It was a boyhood fantasy to disrobe the glittering 5 Star and devour it. I dreamt, I salivated, I even stole money to get my fix.
Akshay Sawai Akshay Sawai | 20 Jan, 2010
It was a boyhood fantasy to disrobe the glittering 5 Star and devour it. I dreamt, I salivated, I even stole money to get my fix.
I’m in Hastinapur along with the other four Kauravas. With the help of the shrewd, unplayable Shakuni, we humiliate the Pandavas and disrobe their beloved 5 Star chocolate. This is my fantasy.
I was first drawn to 5 Star by a television commercial in the early 1980s. An elderly woman leaves a bar beside her sleeping grandson. When she leaves, the boy jumps up and does a vastraharan on the chocolate.
Those days, middle-class kids like me rarely ate entire chocolate bars. Chocolates, those days, would be cut into pieces and shared among family members. But after watching that ad, I was obsessed with eating an entire 5 Star all by myself.
The wish came true that summer. My father took me on a tour of South Bombay. I saw the places that I had learnt about in the geography textbook, like the Prince of Wales Museum and the Hanging Gardens. I saw the sports shops of Dhobitalao with their Bjorn Borg posters and cricket balls in flesh and blood. And I ate a whole bar of 5 Star.
Another time, I stole Rs 10 from the house because I had not had a fix in a while. With some support from my own piggy bank, the amount fetched three bars. Once I found a corner where I could take the stash out, I realised it was too much. The 5 Star sits heavy in the belly. You immediately feel it up to your throat. I gave two bars away to kids I barely knew and ate the third. It did not taste as good as the one my father had bought me. That one was refrigerated.
Cadbury, which makes 5 Star, has categories of chocolates. The mighty Dairy Milk, which might grow udders anytime, is ‘Moulded’. Perk is a ‘Wafer Chocolate’ and Gems, possibly a favourite of Sheetal Mafatlal’s, are ‘Sugar Panned’. The 5 Star, which Cadbury says is a ‘distant No 2 but a power brand nevertheless’, commands the stately title of ‘Count’. It was launched in 1969 because the company did not have a Count line product.
I have one complaint, though, about 5 Star.
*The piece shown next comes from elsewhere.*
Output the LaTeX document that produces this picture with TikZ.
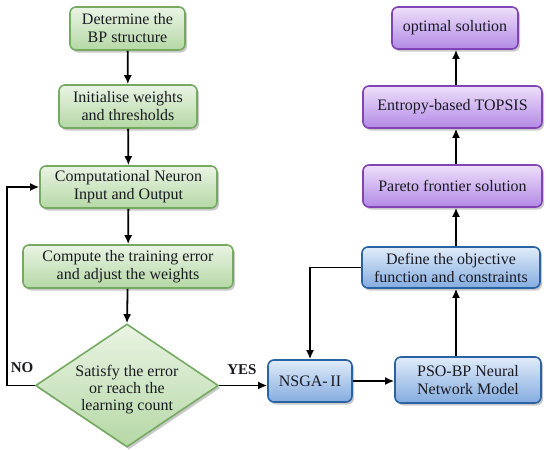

The taste, texture and shape have changed. The 5 Star I remember was not so chewy and its nougatine centre was lighter in colour. Now, it is so chewy that a dentist warned a fan against having it (she still did). The centre is darker and the shape is squarer instead of flat. Such fickleness does not befit a top product. Great products try their best not to change. Toblerone came in 1908, Snickers in 1930 and Kit Kat in 1935. They have been around much longer than 5 Star. Yes, they have new flavours. Kit Kat even has a lemon cheesecake version (not surprisingly, it is a hit among giggly Japanese school girls). But the original remains sacrosanct.
“A market study around five years ago showed that non-users and even some users found 5 Star too chewy,” admits Abhijit Awasthi, executive creative director, Ogilvy & Mather, the agency that does the advertising for Cadbury. “It was made softer, and since then, has found a balance.”
Cadbury calls the changes ‘improvements’.
“5 Star has been re-launched with product improvement twice—in 1985 and in 2003. On both occasions, it was made softer, smoother and creamier,” says Sanjay Purohit, executive director, marketing, Cadbury India. Weren’t they alienating those who wanted the original taste? “The new product is launched only if consumers rate it significantly better than the old one or the competitor offering,” says Purohit. “The basic product construct with caramel, nougat, and chocolate continues to be attractive. The key properties that 5 Star has always been associated with are the classic gold colour (wrapping) and a multi-layered taste.”
Awasthi has known this taste for years. His father was in the Air Force. On high-altitude flights, the 5 Star was a part of his rations in the cockpit. The remaining chocolates would be brought back home for his son to raid. Awasthi describes the layered taste as a “unique eat experience”, where one loses himself in the act of chomping on a 5 Star. Which is why the theme of the chocolate’s campaign is ‘Jo khaaye woh kho jaaye’.
The world’s best chocolates are now easily available in India, which was not the case earlier. It has to be conceded that 5 Star is up against legends. But it has two things going for it. It’s reasonably priced. More importantly, it’s vegetarian. Toblerone and Snickers have egg white, as do many international brands.
The days of 5 Star’s monopoly may be over but the foreigners will have to work a bit more to unseat it.